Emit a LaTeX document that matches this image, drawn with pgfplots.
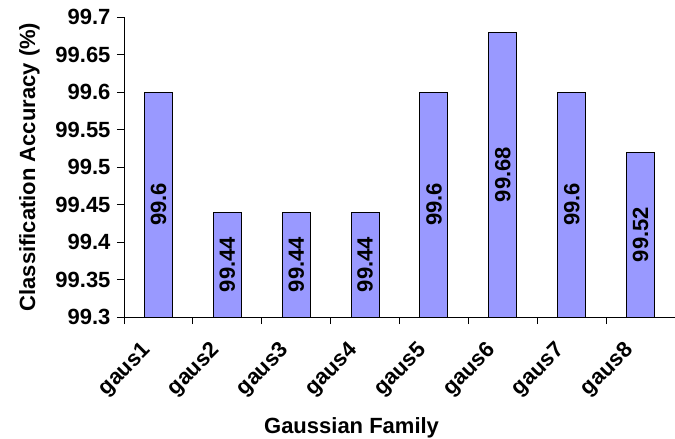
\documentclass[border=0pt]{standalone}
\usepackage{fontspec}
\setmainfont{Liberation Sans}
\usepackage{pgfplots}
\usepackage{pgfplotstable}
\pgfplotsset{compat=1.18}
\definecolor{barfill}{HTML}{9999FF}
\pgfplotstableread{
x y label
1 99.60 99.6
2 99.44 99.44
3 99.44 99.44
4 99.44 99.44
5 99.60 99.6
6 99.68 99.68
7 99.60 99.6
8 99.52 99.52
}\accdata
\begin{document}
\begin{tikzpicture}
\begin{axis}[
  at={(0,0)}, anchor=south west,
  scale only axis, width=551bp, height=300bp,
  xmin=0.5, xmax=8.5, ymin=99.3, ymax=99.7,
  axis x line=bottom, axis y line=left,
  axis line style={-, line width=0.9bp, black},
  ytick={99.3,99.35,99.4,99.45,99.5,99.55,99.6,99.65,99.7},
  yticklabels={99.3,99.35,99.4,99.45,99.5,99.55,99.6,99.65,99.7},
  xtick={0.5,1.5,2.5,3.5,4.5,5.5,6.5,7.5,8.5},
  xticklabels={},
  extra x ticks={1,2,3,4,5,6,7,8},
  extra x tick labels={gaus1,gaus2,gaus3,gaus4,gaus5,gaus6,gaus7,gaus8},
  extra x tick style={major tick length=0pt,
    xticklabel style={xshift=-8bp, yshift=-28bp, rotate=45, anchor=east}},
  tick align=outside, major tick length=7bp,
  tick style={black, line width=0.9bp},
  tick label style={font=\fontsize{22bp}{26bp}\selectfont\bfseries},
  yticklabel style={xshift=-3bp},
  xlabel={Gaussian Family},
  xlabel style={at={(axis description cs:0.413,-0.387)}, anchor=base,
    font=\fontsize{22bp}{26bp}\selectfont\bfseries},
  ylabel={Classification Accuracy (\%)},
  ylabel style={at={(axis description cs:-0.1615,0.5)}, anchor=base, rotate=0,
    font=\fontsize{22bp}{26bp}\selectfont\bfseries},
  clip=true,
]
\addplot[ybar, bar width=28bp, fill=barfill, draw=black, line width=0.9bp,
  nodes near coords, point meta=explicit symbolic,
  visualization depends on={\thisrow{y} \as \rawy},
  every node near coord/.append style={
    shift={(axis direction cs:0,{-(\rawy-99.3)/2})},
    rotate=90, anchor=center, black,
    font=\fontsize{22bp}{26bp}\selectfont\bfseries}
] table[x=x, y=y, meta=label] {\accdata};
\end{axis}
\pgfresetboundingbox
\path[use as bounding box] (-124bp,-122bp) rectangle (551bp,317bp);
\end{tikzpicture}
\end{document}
+--
Return the material exactly as given, apart from the pictures.

Answer
Emit a LaTeX document that matches this image, drawn with pgfplots.
\documentclass[border=0pt]{standalone}
\usepackage{fontspec}
\setmainfont{Liberation Sans}
\usepackage{pgfplots}
\usepackage{pgfplotstable}
\pgfplotsset{compat=1.18}
\definecolor{barfill}{HTML}{9999FF}
\pgfplotstableread{
x y label
1 99.60 99.6
2 99.44 99.44
3 99.44 99.44
4 99.44 99.44
5 99.60 99.6
6 99.68 99.68
7 99.60 99.6
8 99.52 99.52
}\accdata
\begin{document}
\begin{tikzpicture}
\begin{axis}[
  at={(0,0)}, anchor=south west,
  scale only axis, width=551bp, height=300bp,
  xmin=0.5, xmax=8.5, ymin=99.3, ymax=99.7,
  axis x line=bottom, axis y line=left,
  axis line style={-, line width=0.9bp, black},
  ytick={99.3,99.35,99.4,99.45,99.5,99.55,99.6,99.65,99.7},
  yticklabels={99.3,99.35,99.4,99.45,99.5,99.55,99.6,99.65,99.7},
  xtick={0.5,1.5,2.5,3.5,4.5,5.5,6.5,7.5,8.5},
  xticklabels={},
  extra x ticks={1,2,3,4,5,6,7,8},
  extra x tick labels={gaus1,gaus2,gaus3,gaus4,gaus5,gaus6,gaus7,gaus8},
  extra x tick style={major tick length=0pt,
    xticklabel style={xshift=-8bp, yshift=-28bp, rotate=45, anchor=east}},
  tick align=outside, major tick length=7bp,
  tick style={black, line width=0.9bp},
  tick label style={font=\fontsize{22bp}{26bp}\selectfont\bfseries},
  yticklabel style={xshift=-3bp},
  xlabel={Gaussian Family},
  xlabel style={at={(axis description cs:0.413,-0.387)}, anchor=base,
    font=\fontsize{22bp}{26bp}\selectfont\bfseries},
  ylabel={Classification Accuracy (\%)},
  ylabel style={at={(axis description cs:-0.1615,0.5)}, anchor=base, rotate=0,
    font=\fontsize{22bp}{26bp}\selectfont\bfseries},
  clip=true,
]
\addplot[ybar, bar width=28bp, fill=barfill, draw=black, line width=0.9bp,
  nodes near coords, point meta=explicit symbolic,
  visualization depends on={\thisrow{y} \as \rawy},
  every node near coord/.append style={
    shift={(axis direction cs:0,{-(\rawy-99.3)/2})},
    rotate=90, anchor=center, black,
    font=\fontsize{22bp}{26bp}\selectfont\bfseries}
] table[x=x, y=y, meta=label] {\accdata};
\end{axis}
\pgfresetboundingbox
\path[use as bounding box] (-124bp,-122bp) rectangle (551bp,317bp);
\end{tikzpicture}
\end{document}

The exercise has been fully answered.